## AIM:
Lines that hold the word "chart" should be located and copied.

## RECORDED INFORMATION:
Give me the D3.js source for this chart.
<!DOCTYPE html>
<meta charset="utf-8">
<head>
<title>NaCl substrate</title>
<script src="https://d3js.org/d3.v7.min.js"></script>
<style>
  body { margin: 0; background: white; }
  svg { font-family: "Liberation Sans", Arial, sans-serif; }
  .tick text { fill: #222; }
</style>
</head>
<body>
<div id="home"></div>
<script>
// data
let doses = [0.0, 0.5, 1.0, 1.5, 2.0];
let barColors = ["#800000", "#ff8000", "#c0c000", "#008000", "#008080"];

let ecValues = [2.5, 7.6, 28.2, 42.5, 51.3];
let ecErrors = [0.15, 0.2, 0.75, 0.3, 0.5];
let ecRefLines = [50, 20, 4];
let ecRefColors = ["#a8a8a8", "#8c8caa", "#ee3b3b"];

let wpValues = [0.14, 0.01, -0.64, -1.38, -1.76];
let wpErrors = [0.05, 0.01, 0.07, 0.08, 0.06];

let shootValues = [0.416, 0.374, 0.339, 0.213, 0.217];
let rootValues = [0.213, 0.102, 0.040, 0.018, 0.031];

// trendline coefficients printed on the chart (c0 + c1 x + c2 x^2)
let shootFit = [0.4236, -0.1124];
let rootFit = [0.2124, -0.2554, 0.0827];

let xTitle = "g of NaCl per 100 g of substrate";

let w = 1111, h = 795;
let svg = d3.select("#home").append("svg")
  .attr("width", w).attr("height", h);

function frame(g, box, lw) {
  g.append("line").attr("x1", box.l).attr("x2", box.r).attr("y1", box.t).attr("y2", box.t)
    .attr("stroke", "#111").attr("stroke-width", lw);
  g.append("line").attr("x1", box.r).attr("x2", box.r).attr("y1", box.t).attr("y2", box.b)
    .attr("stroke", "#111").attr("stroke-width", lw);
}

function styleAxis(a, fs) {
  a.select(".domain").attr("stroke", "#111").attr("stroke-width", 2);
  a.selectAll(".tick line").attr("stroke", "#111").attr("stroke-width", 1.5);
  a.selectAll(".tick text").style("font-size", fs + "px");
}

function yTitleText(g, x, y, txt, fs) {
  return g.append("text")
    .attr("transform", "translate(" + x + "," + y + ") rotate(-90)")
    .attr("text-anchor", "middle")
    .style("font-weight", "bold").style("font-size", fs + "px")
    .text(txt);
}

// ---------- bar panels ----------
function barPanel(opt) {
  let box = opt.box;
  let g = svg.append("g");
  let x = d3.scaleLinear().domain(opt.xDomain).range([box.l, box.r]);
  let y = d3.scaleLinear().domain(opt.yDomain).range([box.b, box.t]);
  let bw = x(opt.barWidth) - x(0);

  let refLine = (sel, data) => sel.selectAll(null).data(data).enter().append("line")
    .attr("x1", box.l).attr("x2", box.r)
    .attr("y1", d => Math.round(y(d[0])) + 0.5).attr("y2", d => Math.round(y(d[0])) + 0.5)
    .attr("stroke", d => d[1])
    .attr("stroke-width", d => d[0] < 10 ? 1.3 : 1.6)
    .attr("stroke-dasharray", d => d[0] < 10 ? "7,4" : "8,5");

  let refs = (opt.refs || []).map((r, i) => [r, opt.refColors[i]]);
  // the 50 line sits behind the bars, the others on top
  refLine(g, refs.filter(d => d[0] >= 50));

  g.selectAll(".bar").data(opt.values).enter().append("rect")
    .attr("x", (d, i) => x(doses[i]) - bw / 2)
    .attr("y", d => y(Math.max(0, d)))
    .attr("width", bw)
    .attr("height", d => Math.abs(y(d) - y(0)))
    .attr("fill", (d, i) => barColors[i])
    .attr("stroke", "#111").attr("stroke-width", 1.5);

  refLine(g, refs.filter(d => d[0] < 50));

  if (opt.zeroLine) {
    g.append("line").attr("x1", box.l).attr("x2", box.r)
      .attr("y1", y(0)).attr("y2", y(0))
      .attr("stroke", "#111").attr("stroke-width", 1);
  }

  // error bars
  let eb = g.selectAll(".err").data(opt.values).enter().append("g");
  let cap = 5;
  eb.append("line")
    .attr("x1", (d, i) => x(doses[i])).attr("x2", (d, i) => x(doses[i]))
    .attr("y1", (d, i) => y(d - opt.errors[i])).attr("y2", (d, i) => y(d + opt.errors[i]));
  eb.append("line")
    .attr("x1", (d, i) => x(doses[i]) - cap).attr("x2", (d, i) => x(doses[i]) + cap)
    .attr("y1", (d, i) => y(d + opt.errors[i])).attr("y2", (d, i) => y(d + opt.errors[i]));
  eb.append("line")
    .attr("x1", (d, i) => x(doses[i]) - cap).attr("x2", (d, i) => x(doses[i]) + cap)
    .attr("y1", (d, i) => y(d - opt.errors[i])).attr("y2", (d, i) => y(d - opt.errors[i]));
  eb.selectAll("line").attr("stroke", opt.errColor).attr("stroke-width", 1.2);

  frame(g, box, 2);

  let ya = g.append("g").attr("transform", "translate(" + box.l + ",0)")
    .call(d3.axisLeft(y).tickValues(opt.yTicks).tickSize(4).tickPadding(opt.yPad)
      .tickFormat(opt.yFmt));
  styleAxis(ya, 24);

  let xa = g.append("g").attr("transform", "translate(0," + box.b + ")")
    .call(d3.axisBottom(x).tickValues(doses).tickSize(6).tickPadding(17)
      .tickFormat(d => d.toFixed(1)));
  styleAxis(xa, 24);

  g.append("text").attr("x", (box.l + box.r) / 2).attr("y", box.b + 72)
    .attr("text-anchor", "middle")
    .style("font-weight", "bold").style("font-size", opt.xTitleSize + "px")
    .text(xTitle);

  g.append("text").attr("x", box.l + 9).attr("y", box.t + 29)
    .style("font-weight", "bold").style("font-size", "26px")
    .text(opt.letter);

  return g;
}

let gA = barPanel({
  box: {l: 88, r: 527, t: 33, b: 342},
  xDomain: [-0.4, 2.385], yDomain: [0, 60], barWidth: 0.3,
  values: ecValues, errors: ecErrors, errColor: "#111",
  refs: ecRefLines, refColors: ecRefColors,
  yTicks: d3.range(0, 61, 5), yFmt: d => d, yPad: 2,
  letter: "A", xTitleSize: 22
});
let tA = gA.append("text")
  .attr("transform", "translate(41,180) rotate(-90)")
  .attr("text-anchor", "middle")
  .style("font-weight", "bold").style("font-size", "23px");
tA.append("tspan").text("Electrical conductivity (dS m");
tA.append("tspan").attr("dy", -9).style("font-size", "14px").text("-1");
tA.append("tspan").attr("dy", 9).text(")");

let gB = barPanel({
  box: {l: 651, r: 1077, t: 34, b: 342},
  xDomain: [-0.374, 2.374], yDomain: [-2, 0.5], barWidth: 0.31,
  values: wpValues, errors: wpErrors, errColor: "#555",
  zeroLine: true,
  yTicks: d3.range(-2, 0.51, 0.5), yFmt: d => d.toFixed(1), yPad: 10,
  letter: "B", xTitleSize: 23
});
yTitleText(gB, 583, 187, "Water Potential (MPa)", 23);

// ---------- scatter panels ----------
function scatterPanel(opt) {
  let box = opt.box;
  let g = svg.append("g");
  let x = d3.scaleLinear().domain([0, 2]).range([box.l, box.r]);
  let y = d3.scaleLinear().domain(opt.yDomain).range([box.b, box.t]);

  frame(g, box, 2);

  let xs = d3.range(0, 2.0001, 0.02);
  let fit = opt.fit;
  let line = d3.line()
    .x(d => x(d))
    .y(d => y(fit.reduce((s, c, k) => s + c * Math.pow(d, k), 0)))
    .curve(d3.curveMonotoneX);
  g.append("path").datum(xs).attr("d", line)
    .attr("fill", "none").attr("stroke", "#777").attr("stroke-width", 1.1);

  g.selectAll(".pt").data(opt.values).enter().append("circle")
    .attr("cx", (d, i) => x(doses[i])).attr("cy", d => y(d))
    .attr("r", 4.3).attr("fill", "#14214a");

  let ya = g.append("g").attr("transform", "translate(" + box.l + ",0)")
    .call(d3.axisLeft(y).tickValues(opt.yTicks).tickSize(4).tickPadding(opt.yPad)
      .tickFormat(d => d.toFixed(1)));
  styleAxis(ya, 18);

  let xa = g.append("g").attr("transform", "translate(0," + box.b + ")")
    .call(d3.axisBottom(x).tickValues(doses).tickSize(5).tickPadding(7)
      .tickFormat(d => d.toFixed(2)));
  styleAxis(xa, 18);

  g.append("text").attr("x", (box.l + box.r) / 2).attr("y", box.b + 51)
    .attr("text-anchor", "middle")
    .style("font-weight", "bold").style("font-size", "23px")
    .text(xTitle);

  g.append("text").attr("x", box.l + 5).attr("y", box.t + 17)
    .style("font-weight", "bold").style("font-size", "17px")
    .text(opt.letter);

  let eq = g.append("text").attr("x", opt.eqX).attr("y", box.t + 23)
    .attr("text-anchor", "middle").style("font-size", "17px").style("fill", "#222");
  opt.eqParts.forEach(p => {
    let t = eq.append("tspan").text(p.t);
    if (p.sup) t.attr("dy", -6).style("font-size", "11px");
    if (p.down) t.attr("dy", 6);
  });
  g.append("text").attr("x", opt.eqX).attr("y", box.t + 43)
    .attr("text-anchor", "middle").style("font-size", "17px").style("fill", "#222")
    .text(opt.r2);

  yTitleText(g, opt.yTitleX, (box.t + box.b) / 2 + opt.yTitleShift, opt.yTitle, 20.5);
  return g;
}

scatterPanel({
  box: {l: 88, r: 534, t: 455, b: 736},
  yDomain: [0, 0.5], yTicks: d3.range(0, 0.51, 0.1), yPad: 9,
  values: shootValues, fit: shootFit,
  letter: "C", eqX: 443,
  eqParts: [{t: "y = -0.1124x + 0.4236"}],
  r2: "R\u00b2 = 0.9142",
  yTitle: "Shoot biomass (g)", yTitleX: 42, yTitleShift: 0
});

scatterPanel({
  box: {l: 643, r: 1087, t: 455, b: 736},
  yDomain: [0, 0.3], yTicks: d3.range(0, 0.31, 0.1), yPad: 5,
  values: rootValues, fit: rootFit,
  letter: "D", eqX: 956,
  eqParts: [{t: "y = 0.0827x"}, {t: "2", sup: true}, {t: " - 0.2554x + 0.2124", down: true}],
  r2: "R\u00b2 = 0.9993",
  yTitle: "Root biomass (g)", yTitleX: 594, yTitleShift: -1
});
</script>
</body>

## TASK ANSWER:
Give me the D3.js source for this chart.
// trendline coefficients printed on the chart (c0 + c1 x + c2 x^2)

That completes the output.